* Task directions: Select the lines that contain "matplotlib" and copy each of them.

* Recorded data:

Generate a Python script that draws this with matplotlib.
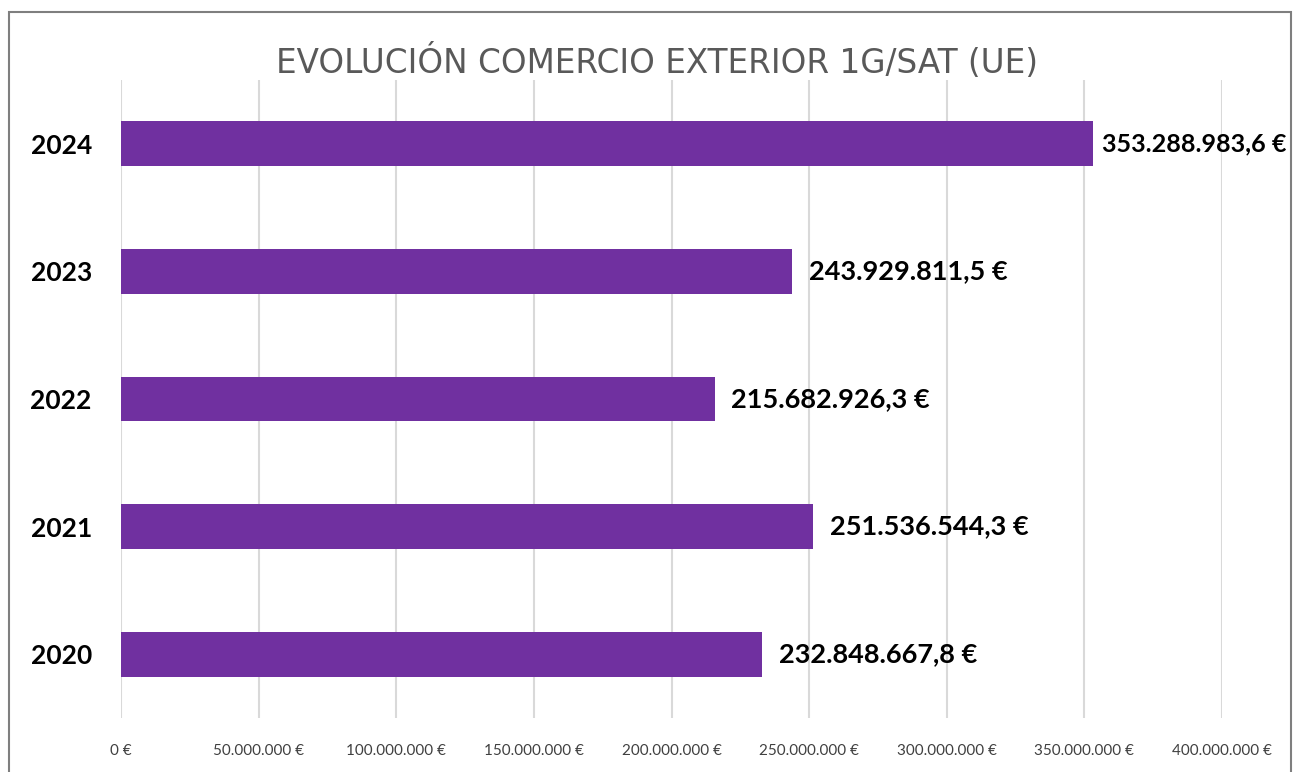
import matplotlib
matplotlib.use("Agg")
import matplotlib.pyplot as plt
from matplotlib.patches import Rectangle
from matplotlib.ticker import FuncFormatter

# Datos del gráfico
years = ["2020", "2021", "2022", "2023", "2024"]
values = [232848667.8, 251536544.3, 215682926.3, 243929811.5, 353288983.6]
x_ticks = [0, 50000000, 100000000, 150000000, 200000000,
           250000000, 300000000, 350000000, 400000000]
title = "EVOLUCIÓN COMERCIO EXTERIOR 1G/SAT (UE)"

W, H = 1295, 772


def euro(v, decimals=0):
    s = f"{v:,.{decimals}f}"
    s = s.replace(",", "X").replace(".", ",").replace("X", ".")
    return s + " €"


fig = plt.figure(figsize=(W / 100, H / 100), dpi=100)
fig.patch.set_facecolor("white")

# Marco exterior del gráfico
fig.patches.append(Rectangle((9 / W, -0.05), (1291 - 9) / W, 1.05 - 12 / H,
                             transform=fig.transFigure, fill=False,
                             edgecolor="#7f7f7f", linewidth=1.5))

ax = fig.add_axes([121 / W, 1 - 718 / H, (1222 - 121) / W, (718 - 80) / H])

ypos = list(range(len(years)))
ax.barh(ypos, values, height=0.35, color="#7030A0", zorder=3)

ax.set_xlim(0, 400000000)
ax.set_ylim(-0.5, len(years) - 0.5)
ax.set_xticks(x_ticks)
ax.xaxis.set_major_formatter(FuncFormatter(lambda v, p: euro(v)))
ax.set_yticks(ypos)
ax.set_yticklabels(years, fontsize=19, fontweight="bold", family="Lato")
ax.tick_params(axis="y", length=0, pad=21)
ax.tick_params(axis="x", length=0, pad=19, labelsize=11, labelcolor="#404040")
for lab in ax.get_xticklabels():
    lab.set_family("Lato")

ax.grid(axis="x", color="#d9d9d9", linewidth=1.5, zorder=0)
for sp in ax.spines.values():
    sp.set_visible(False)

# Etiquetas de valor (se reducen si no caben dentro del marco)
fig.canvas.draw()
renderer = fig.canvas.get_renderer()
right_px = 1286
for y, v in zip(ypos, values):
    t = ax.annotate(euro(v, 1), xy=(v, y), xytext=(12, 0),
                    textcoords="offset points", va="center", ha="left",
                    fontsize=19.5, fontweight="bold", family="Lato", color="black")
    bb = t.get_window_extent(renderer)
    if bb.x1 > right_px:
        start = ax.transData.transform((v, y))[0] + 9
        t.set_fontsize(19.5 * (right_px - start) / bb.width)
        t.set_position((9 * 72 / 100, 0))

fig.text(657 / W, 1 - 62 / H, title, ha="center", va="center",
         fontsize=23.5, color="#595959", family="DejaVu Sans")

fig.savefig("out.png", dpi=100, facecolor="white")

* Result of the task:
Generate a Python script that draws this with matplotlib.
import matplotlib
matplotlib.use("Agg")
import matplotlib.pyplot as plt
from matplotlib.patches import Rectangle
from matplotlib.ticker import FuncFormatter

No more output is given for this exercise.